**THE REQUEST:** From the entries below, gather each line containing the word "this".

**SUPPLIED ENTRIES:**
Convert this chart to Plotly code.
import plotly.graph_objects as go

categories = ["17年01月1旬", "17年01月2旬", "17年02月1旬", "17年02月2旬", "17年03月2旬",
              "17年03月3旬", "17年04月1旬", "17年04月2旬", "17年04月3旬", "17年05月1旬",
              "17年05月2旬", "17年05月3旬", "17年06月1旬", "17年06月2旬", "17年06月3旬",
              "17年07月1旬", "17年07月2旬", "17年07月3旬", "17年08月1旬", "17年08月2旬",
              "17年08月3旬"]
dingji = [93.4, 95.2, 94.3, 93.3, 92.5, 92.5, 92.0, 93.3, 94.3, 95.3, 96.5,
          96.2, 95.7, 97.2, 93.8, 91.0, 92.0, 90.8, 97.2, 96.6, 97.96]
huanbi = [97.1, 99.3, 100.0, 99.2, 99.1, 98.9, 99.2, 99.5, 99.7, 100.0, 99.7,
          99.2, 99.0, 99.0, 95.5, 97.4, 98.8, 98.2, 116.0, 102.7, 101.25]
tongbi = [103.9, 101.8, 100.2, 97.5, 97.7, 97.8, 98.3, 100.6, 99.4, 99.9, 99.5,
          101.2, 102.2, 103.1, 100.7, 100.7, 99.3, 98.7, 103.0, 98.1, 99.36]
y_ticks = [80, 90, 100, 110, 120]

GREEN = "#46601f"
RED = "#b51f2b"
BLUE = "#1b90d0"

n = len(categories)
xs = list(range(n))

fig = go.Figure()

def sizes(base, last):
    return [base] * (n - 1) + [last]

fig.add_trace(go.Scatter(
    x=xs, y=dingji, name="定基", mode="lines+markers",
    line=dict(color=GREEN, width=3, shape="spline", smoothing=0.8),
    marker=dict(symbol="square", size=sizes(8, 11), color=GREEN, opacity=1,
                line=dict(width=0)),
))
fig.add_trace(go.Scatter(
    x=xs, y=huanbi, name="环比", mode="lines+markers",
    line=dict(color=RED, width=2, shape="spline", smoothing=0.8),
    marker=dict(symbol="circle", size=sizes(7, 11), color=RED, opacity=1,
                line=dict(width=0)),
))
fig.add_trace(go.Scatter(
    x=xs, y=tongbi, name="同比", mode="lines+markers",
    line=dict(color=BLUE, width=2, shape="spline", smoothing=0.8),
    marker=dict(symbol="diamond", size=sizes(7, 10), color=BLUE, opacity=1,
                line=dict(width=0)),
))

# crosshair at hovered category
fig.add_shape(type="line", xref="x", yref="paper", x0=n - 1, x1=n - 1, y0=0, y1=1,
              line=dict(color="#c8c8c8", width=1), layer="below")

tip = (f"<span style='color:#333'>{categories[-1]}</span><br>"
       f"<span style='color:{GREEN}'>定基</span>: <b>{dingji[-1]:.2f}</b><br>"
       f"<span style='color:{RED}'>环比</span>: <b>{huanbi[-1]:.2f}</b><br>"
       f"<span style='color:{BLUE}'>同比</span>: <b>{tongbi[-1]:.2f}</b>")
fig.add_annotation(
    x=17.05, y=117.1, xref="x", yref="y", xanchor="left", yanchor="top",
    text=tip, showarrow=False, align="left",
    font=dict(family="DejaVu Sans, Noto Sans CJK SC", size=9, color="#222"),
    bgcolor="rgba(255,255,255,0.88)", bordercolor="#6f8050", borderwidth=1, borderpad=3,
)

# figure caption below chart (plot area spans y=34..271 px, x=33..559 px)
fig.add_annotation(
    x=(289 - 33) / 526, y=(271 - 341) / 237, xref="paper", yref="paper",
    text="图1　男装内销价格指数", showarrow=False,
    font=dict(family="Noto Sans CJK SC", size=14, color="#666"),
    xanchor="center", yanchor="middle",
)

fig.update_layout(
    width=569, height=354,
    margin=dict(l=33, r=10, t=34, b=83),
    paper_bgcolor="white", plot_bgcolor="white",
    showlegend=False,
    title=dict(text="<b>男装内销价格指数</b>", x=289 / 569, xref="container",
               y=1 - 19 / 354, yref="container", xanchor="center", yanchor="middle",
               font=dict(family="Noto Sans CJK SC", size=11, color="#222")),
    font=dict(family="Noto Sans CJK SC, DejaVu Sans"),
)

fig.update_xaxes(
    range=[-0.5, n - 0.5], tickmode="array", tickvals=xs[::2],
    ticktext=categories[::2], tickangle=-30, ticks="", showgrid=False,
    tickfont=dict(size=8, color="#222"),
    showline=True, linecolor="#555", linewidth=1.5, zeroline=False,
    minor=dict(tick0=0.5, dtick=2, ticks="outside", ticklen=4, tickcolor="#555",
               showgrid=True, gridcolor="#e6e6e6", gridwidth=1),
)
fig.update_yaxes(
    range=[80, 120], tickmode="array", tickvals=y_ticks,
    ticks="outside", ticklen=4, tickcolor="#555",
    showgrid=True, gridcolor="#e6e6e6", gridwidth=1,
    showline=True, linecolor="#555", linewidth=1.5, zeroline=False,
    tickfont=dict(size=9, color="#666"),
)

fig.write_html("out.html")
==
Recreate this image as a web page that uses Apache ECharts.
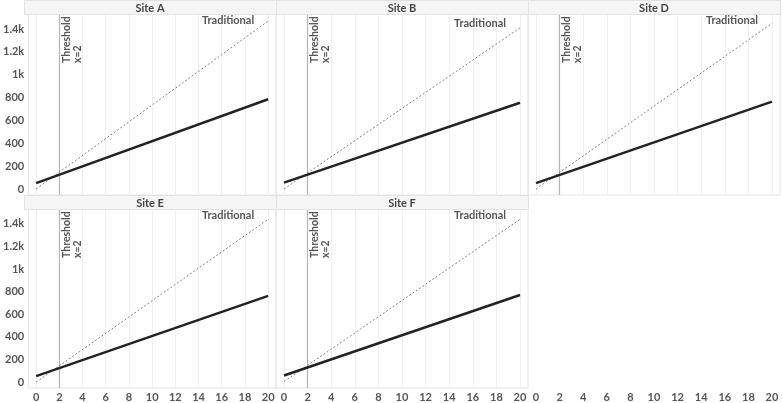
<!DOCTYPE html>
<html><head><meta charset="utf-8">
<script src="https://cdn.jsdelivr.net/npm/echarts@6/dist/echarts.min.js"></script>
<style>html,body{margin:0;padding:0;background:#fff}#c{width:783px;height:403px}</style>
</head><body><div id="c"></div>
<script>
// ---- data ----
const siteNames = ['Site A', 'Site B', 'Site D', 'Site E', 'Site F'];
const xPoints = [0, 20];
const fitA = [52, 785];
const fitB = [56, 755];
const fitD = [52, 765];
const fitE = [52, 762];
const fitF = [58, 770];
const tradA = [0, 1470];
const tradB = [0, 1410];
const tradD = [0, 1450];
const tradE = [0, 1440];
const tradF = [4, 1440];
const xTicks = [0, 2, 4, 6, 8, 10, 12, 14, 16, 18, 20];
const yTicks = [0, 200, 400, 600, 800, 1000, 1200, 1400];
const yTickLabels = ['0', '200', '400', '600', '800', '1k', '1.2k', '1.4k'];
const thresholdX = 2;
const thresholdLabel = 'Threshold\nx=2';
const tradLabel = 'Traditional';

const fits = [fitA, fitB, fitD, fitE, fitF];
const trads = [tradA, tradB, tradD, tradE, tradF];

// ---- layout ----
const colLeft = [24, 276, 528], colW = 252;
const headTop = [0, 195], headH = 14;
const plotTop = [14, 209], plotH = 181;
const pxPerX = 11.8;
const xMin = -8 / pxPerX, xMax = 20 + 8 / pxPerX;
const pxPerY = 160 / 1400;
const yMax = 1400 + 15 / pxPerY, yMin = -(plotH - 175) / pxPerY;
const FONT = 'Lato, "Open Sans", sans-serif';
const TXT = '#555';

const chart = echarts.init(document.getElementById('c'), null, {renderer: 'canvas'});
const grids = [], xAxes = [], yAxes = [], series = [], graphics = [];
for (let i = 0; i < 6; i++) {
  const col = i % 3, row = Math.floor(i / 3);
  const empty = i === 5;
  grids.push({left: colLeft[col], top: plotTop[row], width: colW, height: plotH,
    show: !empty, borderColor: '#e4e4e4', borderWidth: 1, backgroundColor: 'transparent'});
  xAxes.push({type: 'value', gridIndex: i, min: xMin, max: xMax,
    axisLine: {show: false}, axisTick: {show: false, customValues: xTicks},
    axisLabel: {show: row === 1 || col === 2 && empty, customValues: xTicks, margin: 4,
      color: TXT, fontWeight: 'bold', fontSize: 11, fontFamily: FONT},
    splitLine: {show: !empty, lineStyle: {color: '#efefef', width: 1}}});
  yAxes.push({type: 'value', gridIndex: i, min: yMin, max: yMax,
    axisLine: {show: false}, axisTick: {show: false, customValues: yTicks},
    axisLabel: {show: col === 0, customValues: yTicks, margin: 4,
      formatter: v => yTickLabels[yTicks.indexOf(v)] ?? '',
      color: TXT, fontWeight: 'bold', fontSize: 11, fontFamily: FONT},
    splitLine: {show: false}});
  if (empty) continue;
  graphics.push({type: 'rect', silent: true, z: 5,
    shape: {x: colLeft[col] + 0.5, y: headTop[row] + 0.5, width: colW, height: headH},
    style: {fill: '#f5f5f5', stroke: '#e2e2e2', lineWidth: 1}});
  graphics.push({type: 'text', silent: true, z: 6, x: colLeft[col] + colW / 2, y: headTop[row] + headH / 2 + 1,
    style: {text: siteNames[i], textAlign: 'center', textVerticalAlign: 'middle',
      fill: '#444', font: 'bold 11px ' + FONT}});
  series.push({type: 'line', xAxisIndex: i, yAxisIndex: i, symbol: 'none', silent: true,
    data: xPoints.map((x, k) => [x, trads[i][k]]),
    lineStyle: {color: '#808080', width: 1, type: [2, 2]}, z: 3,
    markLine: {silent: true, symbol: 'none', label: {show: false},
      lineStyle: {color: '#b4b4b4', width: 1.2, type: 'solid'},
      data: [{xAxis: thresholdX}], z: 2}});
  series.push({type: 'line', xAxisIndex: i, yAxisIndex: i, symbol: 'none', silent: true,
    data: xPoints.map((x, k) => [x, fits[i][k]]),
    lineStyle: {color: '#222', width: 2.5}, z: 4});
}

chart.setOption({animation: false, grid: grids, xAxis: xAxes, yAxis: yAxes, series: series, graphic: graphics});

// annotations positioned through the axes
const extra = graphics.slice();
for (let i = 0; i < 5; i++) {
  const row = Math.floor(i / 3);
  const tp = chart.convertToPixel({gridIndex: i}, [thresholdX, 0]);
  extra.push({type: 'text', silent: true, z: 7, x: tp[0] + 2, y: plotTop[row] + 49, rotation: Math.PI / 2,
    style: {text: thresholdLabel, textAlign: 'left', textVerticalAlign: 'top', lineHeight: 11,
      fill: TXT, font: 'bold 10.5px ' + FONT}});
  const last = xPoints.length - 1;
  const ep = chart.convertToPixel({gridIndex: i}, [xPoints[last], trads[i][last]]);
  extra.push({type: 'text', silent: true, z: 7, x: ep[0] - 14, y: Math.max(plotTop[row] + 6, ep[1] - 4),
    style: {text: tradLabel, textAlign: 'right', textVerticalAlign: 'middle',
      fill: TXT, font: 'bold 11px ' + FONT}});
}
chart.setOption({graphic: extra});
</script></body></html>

**EXERCISE OUTPUT:**
Convert this chart to Plotly code.
Recreate this image as a web page that uses Apache ECharts.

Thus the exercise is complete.